- **What to do**: Copy exactly the lines from the start of the material through the line with "width=422pt, minimum height=214pt]". Pictures stay out of the copy.

- **Dataset section**:
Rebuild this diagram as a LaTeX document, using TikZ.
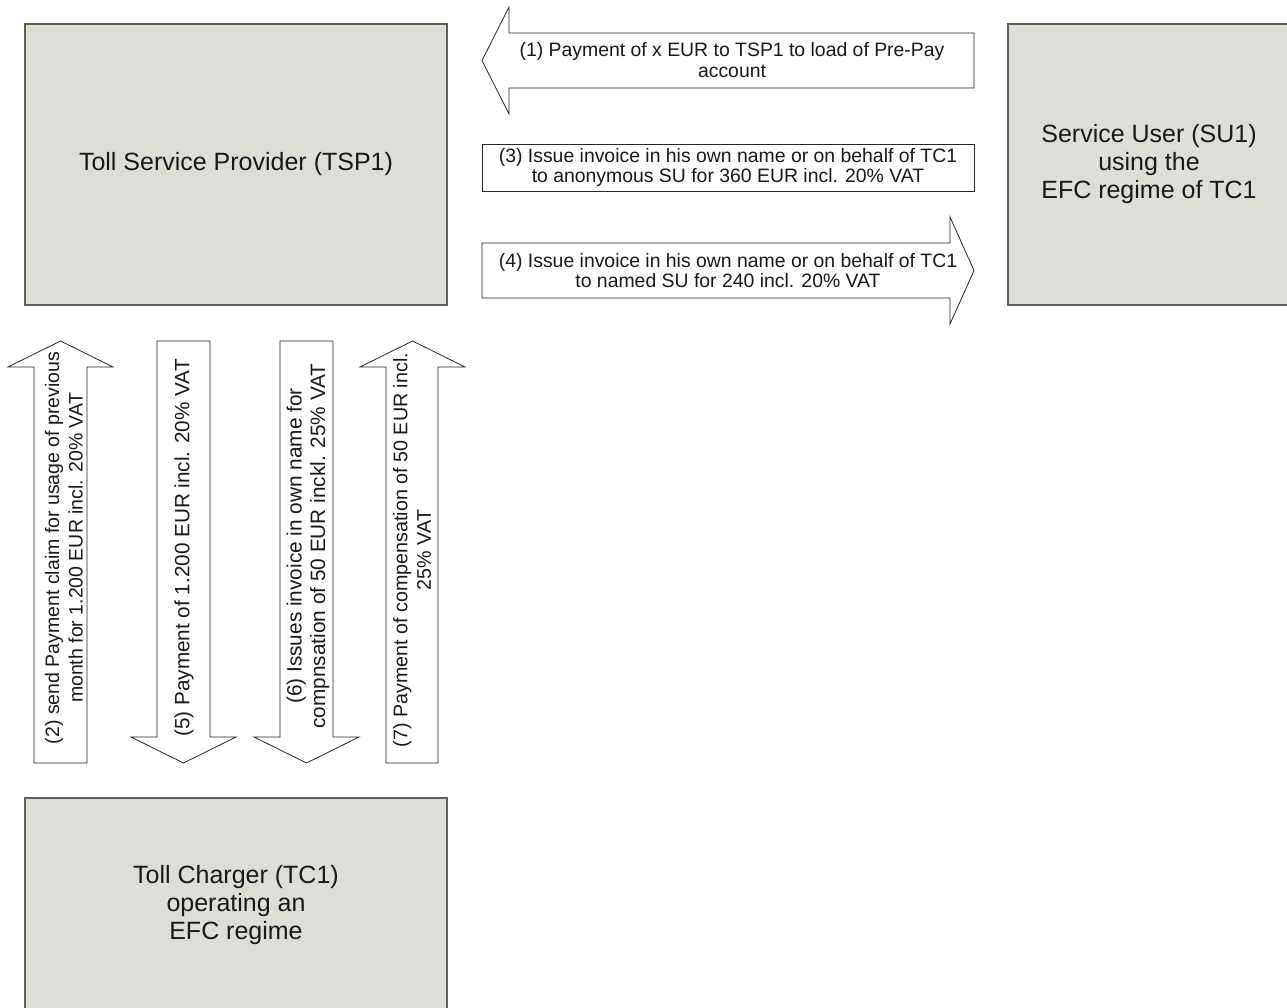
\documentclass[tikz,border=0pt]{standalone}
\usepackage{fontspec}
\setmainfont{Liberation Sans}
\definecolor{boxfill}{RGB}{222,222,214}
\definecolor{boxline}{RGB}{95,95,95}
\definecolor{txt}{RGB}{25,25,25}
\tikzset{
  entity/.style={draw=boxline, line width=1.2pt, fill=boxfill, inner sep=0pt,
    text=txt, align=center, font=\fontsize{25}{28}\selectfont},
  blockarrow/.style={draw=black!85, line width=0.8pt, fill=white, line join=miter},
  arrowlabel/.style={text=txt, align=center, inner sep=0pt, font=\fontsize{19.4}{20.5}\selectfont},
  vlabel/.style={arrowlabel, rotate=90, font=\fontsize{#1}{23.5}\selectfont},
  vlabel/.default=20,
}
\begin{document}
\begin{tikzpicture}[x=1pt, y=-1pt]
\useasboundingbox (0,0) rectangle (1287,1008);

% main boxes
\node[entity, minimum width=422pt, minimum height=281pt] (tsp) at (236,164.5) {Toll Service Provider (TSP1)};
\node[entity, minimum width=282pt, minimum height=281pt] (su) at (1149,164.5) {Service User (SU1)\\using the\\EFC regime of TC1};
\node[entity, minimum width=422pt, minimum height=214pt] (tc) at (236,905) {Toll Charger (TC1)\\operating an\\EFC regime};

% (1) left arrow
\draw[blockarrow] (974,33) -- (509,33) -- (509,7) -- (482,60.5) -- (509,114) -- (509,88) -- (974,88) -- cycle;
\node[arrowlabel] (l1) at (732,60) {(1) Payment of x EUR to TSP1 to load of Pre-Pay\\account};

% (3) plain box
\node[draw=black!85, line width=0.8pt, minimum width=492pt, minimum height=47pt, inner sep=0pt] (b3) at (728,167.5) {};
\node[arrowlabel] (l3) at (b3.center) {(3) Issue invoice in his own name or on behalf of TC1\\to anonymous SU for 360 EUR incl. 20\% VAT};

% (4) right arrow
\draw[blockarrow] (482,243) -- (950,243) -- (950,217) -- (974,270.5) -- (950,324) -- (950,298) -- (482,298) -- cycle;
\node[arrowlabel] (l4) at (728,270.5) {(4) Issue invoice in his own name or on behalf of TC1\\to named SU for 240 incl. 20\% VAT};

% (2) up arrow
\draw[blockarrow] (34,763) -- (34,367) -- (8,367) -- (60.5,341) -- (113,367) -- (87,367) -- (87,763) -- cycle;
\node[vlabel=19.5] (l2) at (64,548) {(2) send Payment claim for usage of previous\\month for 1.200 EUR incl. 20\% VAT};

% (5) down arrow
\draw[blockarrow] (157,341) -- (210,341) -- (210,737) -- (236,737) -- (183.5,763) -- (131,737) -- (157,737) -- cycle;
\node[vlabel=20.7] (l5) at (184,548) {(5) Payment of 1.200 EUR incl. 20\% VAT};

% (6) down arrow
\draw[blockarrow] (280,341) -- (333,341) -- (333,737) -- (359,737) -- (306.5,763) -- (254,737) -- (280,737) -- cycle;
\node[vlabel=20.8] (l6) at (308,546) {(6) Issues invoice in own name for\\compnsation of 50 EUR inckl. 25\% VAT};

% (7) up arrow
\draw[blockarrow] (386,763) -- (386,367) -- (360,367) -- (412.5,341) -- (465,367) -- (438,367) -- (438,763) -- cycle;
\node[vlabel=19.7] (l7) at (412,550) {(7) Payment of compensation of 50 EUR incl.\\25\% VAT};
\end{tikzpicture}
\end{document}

- **Finished answer**:
Rebuild this diagram as a LaTeX document, using TikZ.
\documentclass[tikz,border=0pt]{standalone}
\usepackage{fontspec}
\setmainfont{Liberation Sans}
\definecolor{boxfill}{RGB}{222,222,214}
\definecolor{boxline}{RGB}{95,95,95}
\definecolor{txt}{RGB}{25,25,25}
\tikzset{
  entity/.style={draw=boxline, line width=1.2pt, fill=boxfill, inner sep=0pt,
    text=txt, align=center, font=\fontsize{25}{28}\selectfont},
  blockarrow/.style={draw=black!85, line width=0.8pt, fill=white, line join=miter},
  arrowlabel/.style={text=txt, align=center, inner sep=0pt, font=\fontsize{19.4}{20.5}\selectfont},
  vlabel/.style={arrowlabel, rotate=90, font=\fontsize{#1}{23.5}\selectfont},
  vlabel/.default=20,
}
\begin{document}
\begin{tikzpicture}[x=1pt, y=-1pt]
\useasboundingbox (0,0) rectangle (1287,1008);

% main boxes
\node[entity, minimum width=422pt, minimum height=281pt] (tsp) at (236,164.5) {Toll Service Provider (TSP1)};
\node[entity, minimum width=282pt, minimum height=281pt] (su) at (1149,164.5) {Service User (SU1)\\using the\\EFC regime of TC1};
\node[entity, minimum width=422pt, minimum height=214pt] (tc) at (236,905) {Toll Charger (TC1)\\operating an\\EFC regime};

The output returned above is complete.